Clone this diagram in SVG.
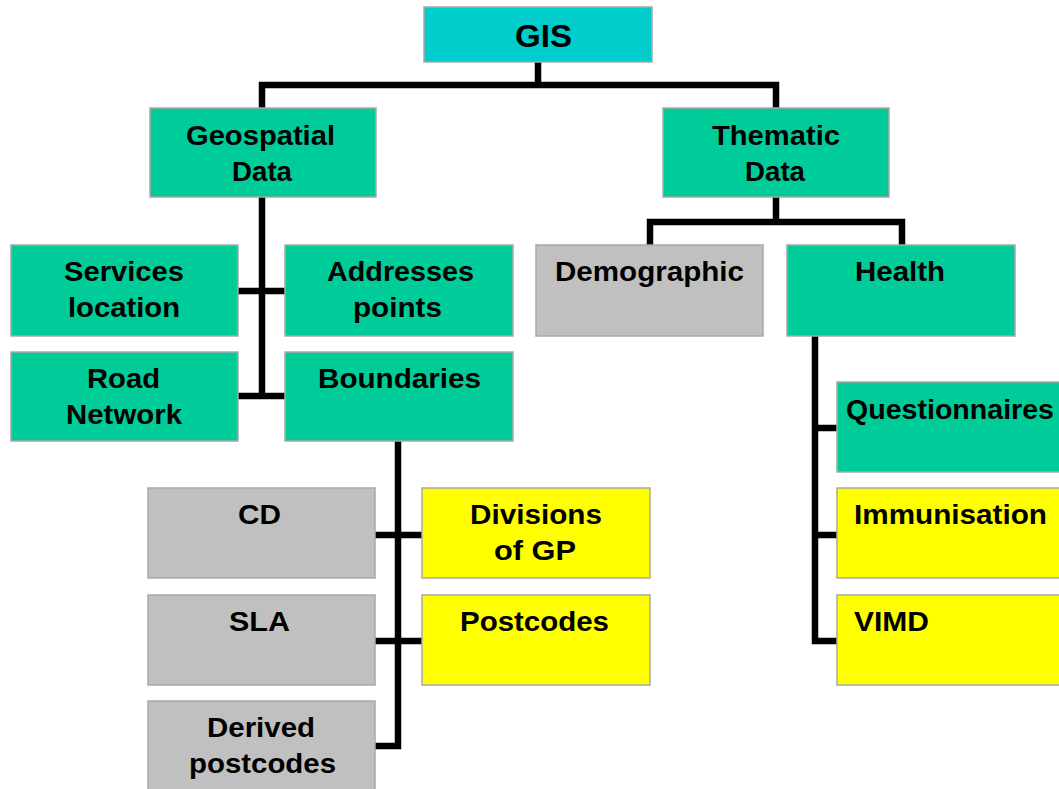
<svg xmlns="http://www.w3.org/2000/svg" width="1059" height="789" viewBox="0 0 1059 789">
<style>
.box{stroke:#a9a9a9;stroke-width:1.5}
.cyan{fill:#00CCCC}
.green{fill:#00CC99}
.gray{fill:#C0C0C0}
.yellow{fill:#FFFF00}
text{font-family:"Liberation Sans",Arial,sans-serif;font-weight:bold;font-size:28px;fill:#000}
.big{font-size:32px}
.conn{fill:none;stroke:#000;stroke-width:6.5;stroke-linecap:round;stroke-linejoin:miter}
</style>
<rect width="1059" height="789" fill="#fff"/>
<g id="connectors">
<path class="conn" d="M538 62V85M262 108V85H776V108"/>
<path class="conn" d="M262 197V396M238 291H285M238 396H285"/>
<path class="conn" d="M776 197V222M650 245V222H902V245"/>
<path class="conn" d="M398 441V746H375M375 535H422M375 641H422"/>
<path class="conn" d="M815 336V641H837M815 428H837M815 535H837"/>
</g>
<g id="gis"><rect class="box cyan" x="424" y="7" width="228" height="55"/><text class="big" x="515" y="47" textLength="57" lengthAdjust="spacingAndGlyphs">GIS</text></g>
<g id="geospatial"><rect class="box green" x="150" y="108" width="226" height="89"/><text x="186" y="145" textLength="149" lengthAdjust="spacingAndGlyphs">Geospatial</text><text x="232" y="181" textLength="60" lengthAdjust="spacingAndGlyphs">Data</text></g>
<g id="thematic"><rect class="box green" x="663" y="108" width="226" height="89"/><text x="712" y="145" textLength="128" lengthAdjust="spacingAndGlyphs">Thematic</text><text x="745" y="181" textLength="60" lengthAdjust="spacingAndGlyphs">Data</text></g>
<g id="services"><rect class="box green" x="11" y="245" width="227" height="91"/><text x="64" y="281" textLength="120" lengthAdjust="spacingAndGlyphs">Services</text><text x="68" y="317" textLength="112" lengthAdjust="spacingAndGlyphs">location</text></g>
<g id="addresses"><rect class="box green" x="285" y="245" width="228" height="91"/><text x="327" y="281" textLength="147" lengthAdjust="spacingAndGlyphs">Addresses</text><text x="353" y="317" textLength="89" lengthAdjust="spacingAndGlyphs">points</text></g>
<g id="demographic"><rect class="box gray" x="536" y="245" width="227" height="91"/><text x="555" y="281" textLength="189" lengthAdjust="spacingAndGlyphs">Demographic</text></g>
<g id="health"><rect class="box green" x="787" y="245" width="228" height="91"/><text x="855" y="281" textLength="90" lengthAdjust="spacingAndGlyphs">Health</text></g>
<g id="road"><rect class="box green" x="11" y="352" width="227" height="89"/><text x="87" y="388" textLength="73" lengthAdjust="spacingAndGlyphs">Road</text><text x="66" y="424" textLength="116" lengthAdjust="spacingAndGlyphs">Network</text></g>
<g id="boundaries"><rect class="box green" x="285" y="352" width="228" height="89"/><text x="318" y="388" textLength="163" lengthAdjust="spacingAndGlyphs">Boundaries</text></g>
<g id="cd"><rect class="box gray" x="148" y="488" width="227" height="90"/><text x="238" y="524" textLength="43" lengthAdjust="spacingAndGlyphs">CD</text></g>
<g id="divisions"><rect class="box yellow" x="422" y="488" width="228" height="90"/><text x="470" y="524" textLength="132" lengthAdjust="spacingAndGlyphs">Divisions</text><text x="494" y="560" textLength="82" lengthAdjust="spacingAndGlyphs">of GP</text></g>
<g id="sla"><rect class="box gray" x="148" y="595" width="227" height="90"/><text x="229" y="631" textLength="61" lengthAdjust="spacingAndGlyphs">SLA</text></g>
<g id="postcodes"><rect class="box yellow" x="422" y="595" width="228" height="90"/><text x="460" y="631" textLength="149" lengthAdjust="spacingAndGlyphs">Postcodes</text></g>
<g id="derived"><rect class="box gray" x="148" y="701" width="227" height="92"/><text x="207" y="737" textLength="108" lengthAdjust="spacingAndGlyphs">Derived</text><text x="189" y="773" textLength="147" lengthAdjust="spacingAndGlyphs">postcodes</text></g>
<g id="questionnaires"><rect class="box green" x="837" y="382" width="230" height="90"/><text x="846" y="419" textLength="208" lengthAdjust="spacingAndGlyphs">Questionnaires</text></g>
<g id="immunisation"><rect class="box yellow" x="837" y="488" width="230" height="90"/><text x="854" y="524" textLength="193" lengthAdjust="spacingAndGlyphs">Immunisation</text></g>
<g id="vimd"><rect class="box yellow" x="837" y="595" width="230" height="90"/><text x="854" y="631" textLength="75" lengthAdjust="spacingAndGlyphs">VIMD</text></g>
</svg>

────────────────

== AIM OF THE EXERCISE ==
Take the listing above and print it exactly, apart from the pictures.

== TASK RESPONSE ==
Clone this diagram in SVG.
<svg xmlns="http://www.w3.org/2000/svg" width="1059" height="789" viewBox="0 0 1059 789">
<style>
.box{stroke:#a9a9a9;stroke-width:1.5}
.cyan{fill:#00CCCC}
.green{fill:#00CC99}
.gray{fill:#C0C0C0}
.yellow{fill:#FFFF00}
text{font-family:"Liberation Sans",Arial,sans-serif;font-weight:bold;font-size:28px;fill:#000}
.big{font-size:32px}
.conn{fill:none;stroke:#000;stroke-width:6.5;stroke-linecap:round;stroke-linejoin:miter}
</style>
<rect width="1059" height="789" fill="#fff"/>
<g id="connectors">
<path class="conn" d="M538 62V85M262 108V85H776V108"/>
<path class="conn" d="M262 197V396M238 291H285M238 396H285"/>
<path class="conn" d="M776 197V222M650 245V222H902V245"/>
<path class="conn" d="M398 441V746H375M375 535H422M375 641H422"/>
<path class="conn" d="M815 336V641H837M815 428H837M815 535H837"/>
</g>
<g id="gis"><rect class="box cyan" x="424" y="7" width="228" height="55"/><text class="big" x="515" y="47" textLength="57" lengthAdjust="spacingAndGlyphs">GIS</text></g>
<g id="geospatial"><rect class="box green" x="150" y="108" width="226" height="89"/><text x="186" y="145" textLength="149" lengthAdjust="spacingAndGlyphs">Geospatial</text><text x="232" y="181" textLength="60" lengthAdjust="spacingAndGlyphs">Data</text></g>
<g id="thematic"><rect class="box green" x="663" y="108" width="226" height="89"/><text x="712" y="145" textLength="128" lengthAdjust="spacingAndGlyphs">Thematic</text><text x="745" y="181" textLength="60" lengthAdjust="spacingAndGlyphs">Data</text></g>
<g id="services"><rect class="box green" x="11" y="245" width="227" height="91"/><text x="64" y="281" textLength="120" lengthAdjust="spacingAndGlyphs">Services</text><text x="68" y="317" textLength="112" lengthAdjust="spacingAndGlyphs">location</text></g>
<g id="addresses"><rect class="box green" x="285" y="245" width="228" height="91"/><text x="327" y="281" textLength="147" lengthAdjust="spacingAndGlyphs">Addresses</text><text x="353" y="317" textLength="89" lengthAdjust="spacingAndGlyphs">points</text></g>
<g id="demographic"><rect class="box gray" x="536" y="245" width="227" height="91"/><text x="555" y="281" textLength="189" lengthAdjust="spacingAndGlyphs">Demographic</text></g>
<g id="health"><rect class="box green" x="787" y="245" width="228" height="91"/><text x="855" y="281" textLength="90" lengthAdjust="spacingAndGlyphs">Health</text></g>
<g id="road"><rect class="box green" x="11" y="352" width="227" height="89"/><text x="87" y="388" textLength="73" lengthAdjust="spacingAndGlyphs">Road</text><text x="66" y="424" textLength="116" lengthAdjust="spacingAndGlyphs">Network</text></g>
<g id="boundaries"><rect class="box green" x="285" y="352" width="228" height="89"/><text x="318" y="388" textLength="163" lengthAdjust="spacingAndGlyphs">Boundaries</text></g>
<g id="cd"><rect class="box gray" x="148" y="488" width="227" height="90"/><text x="238" y="524" textLength="43" lengthAdjust="spacingAndGlyphs">CD</text></g>
<g id="divisions"><rect class="box yellow" x="422" y="488" width="228" height="90"/><text x="470" y="524" textLength="132" lengthAdjust="spacingAndGlyphs">Divisions</text><text x="494" y="560" textLength="82" lengthAdjust="spacingAndGlyphs">of GP</text></g>
<g id="sla"><rect class="box gray" x="148" y="595" width="227" height="90"/><text x="229" y="631" textLength="61" lengthAdjust="spacingAndGlyphs">SLA</text></g>
<g id="postcodes"><rect class="box yellow" x="422" y="595" width="228" height="90"/><text x="460" y="631" textLength="149" lengthAdjust="spacingAndGlyphs">Postcodes</text></g>
<g id="derived"><rect class="box gray" x="148" y="701" width="227" height="92"/><text x="207" y="737" textLength="108" lengthAdjust="spacingAndGlyphs">Derived</text><text x="189" y="773" textLength="147" lengthAdjust="spacingAndGlyphs">postcodes</text></g>
<g id="questionnaires"><rect class="box green" x="837" y="382" width="230" height="90"/><text x="846" y="419" textLength="208" lengthAdjust="spacingAndGlyphs">Questionnaires</text></g>
<g id="immunisation"><rect class="box yellow" x="837" y="488" width="230" height="90"/><text x="854" y="524" textLength="193" lengthAdjust="spacingAndGlyphs">Immunisation</text></g>
<g id="vimd"><rect class="box yellow" x="837" y="595" width="230" height="90"/><text x="854" y="631" textLength="75" lengthAdjust="spacingAndGlyphs">VIMD</text></g>
</svg>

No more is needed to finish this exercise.